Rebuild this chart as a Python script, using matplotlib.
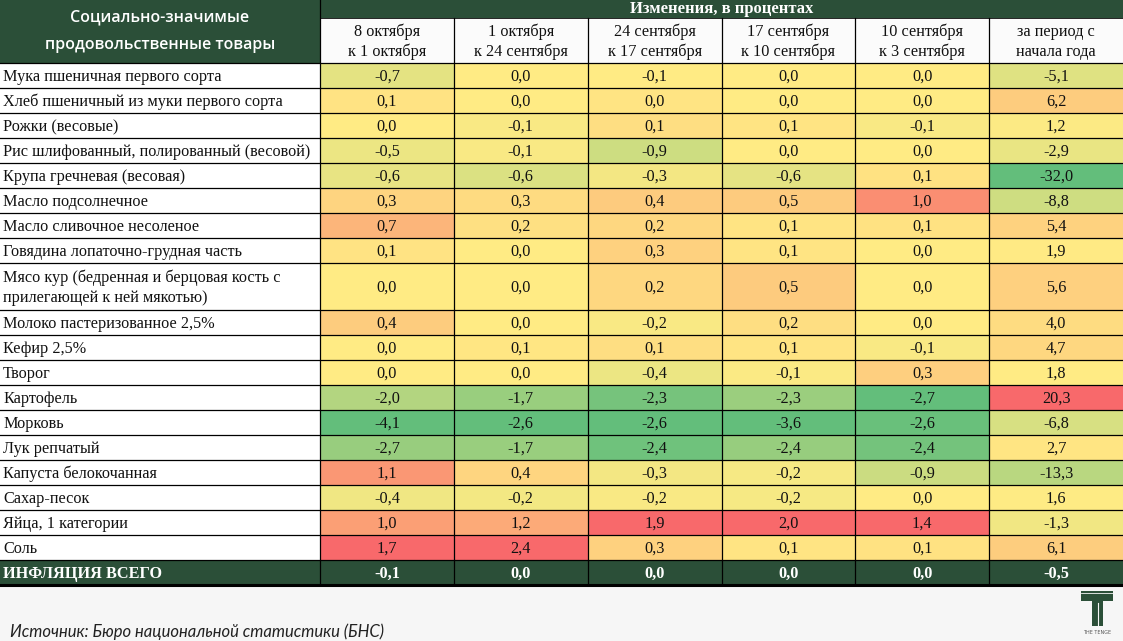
#!/usr/bin/python3
# Table with weekly price changes, coloured per column (green - yellow - red)

import numpy as np
import matplotlib
matplotlib.use("Agg")
import matplotlib.pyplot as plt
from matplotlib.patches import Rectangle

## Data ##################################################################
products = [
    "Мука пшеничная первого сорта",
    "Хлеб пшеничный из муки первого сорта",
    "Рожки (весовые)",
    "Рис шлифованный, полированный (весовой)",
    "Крупа гречневая (весовая)",
    "Масло подсолнечное",
    "Масло сливочное несоленое",
    "Говядина лопаточно-грудная часть",
    "Мясо кур (бедренная и берцовая кость с\nприлегающей к ней мякотью)",
    "Молоко пастеризованное 2,5%",
    "Кефир 2,5%",
    "Творог",
    "Картофель",
    "Морковь",
    "Лук репчатый",
    "Капуста белокочанная",
    "Сахар-песок",
    "Яйца, 1 категории",
    "Соль",
]

periods = [
    "8 октября\nк 1 октября",
    "1 октября\nк 24 сентября",
    "24 сентября\nк 17 сентября",
    "17 сентября\nк 10 сентября",
    "10 сентября\nк 3 сентября",
    "за период с\nначала года",
]

oct8 = [-0.7, 0.1, 0.0, -0.5, -0.6, 0.3, 0.7, 0.1, 0.0, 0.4, 0.0, 0.0, -2.0, -4.1, -2.7, 1.1, -0.4, 1.0, 1.7]
oct1 = [0.0, 0.0, -0.1, -0.1, -0.6, 0.3, 0.2, 0.0, 0.0, 0.0, 0.1, 0.0, -1.7, -2.6, -1.7, 0.4, -0.2, 1.2, 2.4]
sep24 = [-0.1, 0.0, 0.1, -0.9, -0.3, 0.4, 0.2, 0.3, 0.2, -0.2, 0.1, -0.4, -2.3, -2.6, -2.4, -0.3, -0.2, 1.9, 0.3]
sep17 = [0.0, 0.0, 0.1, 0.0, -0.6, 0.5, 0.1, 0.1, 0.5, 0.2, 0.1, -0.1, -2.3, -3.6, -2.4, -0.2, -0.2, 2.0, 0.1]
sep10 = [0.0, 0.0, -0.1, 0.0, 0.1, 1.0, 0.1, 0.0, 0.0, 0.0, -0.1, 0.3, -2.7, -2.6, -2.4, -0.9, 0.0, 1.4, 0.1]
ytd = [-5.1, 6.2, 1.2, -2.9, -32.0, -8.8, 5.4, 1.9, 5.6, 4.0, 4.7, 1.8, 20.3, -6.8, 2.7, -13.3, 1.6, -1.3, 6.1]

total_label = "ИНФЛЯЦИЯ ВСЕГО"
total = [-0.1, 0.0, 0.0, 0.0, 0.0, -0.5]

## Style #################################################################
DARK = "#2b4f38"
GREEN = np.array([99, 190, 123]) / 255
YELLOW = np.array([255, 235, 132]) / 255
RED = np.array([248, 105, 107]) / 255
SERIF = "Liberation Serif"
FS = 11.7   # table font size


##
# Excel-like 3 colour scale (min / median / max) for one column
def scale_colors(vals):
    v = np.array(vals)
    lo, mid, hi = v.min(), np.median(v), v.max()
    out = []
    for x in v:
        if x <= mid:
            t = 0 if mid == lo else (mid - x) / (mid - lo)
            out.append(YELLOW + (GREEN - YELLOW) * t)
        else:
            t = (x - mid) / (hi - mid)
            out.append(YELLOW + (RED - YELLOW) * t)
    return out


def fmt(x):
    return ("%.1f" % x).replace(".", ",")


def main():
    columns = [oct8, oct1, sep24, sep17, sep10, ytd]

    fig = plt.figure(figsize=(11.23, 6.41), dpi=100)
    fig.patch.set_facecolor("#f6f6f6")
    ax = fig.add_axes([0, 0, 1, 1])
    ax.set_xlim(0, 1123)
    ax.set_ylim(641, 0)
    ax.axis("off")

    # layout
    label_w = 320
    col_w = (1123 - label_w) / len(columns)
    x_edges = [label_w + i * col_w for i in range(len(columns) + 1)]
    band_h = 18
    head_h = 63
    row_h = [47 if "\n" in p else 25 for p in products] + [25]
    y_edges = np.concatenate([[head_h], head_h + np.cumsum(row_h)])
    dy = 1.5    # small downward shift of text inside cells

    # header
    ax.add_patch(Rectangle((0, 0), 1123, band_h, fc=DARK, ec="none"))
    ax.add_patch(Rectangle((0, 0), label_w, head_h, fc=DARK, ec="none"))
    ax.add_patch(Rectangle((label_w, band_h), 1123 - label_w, head_h - band_h,
                           fc="#fbfbfb", ec="none"))
    ax.text(160, 17, "Социально-значимые", ha="center", va="center",
            color="white", fontsize=11.5, family="Open Sans", weight="semibold")
    ax.text(160, 45, "продовольственные товары", ha="center", va="center",
            color="white", fontsize=11.5, family="Open Sans", weight="semibold")
    ax.text((label_w + 1123) / 2, band_h / 2, "Изменения, в процентах",
            ha="center", va="center", color="white", fontsize=12,
            family=SERIF, weight="bold")
    for j, p in enumerate(periods):
        xc = (x_edges[j] + x_edges[j + 1]) / 2
        ax.text(xc, (band_h + head_h) / 2 + 1.5, p, ha="center", va="center",
                fontsize=FS, family=SERIF, color="#111111", linespacing=1.3)

    # body
    ax.add_patch(Rectangle((0, head_h), label_w, y_edges[-2] - head_h,
                           fc="white", ec="none"))
    for i, name in enumerate(products):
        y0, y1 = y_edges[i], y_edges[i + 1]
        ax.text(3, (y0 + y1) / 2 + dy, name, ha="left", va="center",
                fontsize=FS, family=SERIF, color="#111111", linespacing=1.3)
    for j, vals in enumerate(columns):
        cols = scale_colors(vals)
        for i, v in enumerate(vals):
            y0, y1 = y_edges[i], y_edges[i + 1]
            ax.add_patch(Rectangle((x_edges[j], y0), col_w, y1 - y0,
                                   fc=cols[i], ec="none"))
            ax.text((x_edges[j] + x_edges[j + 1]) / 2, (y0 + y1) / 2 + dy,
                    fmt(v), ha="center", va="center", fontsize=FS,
                    family=SERIF, color="#111111")

    # total row
    y0, y1 = y_edges[-2], y_edges[-1]
    ax.add_patch(Rectangle((0, y0), 1123, y1 - y0, fc=DARK, ec="none"))
    ax.text(3, (y0 + y1) / 2 + dy, total_label, ha="left", va="center",
            fontsize=FS, family=SERIF, weight="bold", color="white")
    for j, v in enumerate(total):
        ax.text((x_edges[j] + x_edges[j + 1]) / 2, (y0 + y1) / 2 + dy, fmt(v),
                ha="center", va="center", fontsize=FS, family=SERIF,
                weight="bold", color="white")

    # grid lines
    for y in y_edges[:-1]:
        ax.plot([0, 1123], [y, y], color="black", lw=0.9)
    ax.plot([label_w, 1123], [band_h, band_h], color="black", lw=0.6)
    ax.plot([0, 1123], [y_edges[-1], y_edges[-1]], color="black", lw=2.2)
    for x in x_edges[:-1]:
        ax.plot([x, x], [band_h if x > label_w else 0, y_edges[-1]],
                color="black", lw=0.9)

    # footer
    ax.text(10, 632, "Источник: Бюро национальной статистики (БНС)",
            ha="left", va="center", fontsize=12, family="Lato",
            style="italic", color="#222222")
    ax.add_patch(Rectangle((1081, 591), 32, 10, fc=DARK, ec="none"))
    ax.add_patch(Rectangle((1092, 601), 11, 25, fc=DARK, ec="none"))
    ax.plot([1097.5, 1097.5], [603, 626], color="#f6f6f6", lw=0.8)
    ax.plot([1081, 1113], [593, 593], color="#f6f6f6", lw=0.6)
    ax.text(1097, 633, "THE TENGE", ha="center", va="center", fontsize=3.5,
            color="#555555", family="DejaVu Sans")

    fig.savefig("out.png", dpi=100, facecolor=fig.get_facecolor())


if __name__ == '__main__':
    main()
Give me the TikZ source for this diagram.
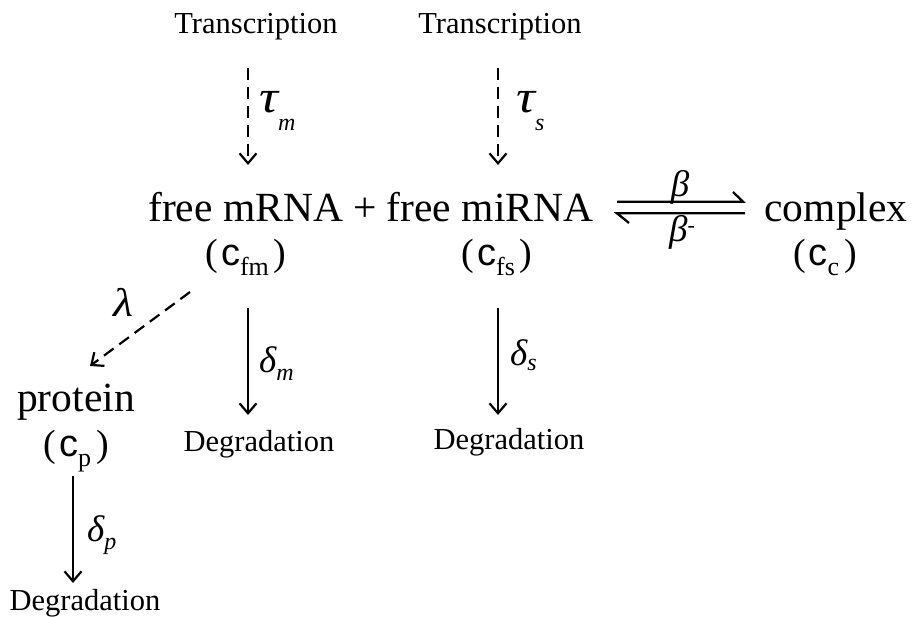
#####
* CHALLENGE:
Gather every line from the entries above where the word "matplotlib" appears, and copy them.

* RIGHT ANSWER:
Rebuild this chart as a Python script, using matplotlib.
import matplotlib
matplotlib.use("Agg")
import matplotlib.pyplot as plt
from matplotlib.patches import Rectangle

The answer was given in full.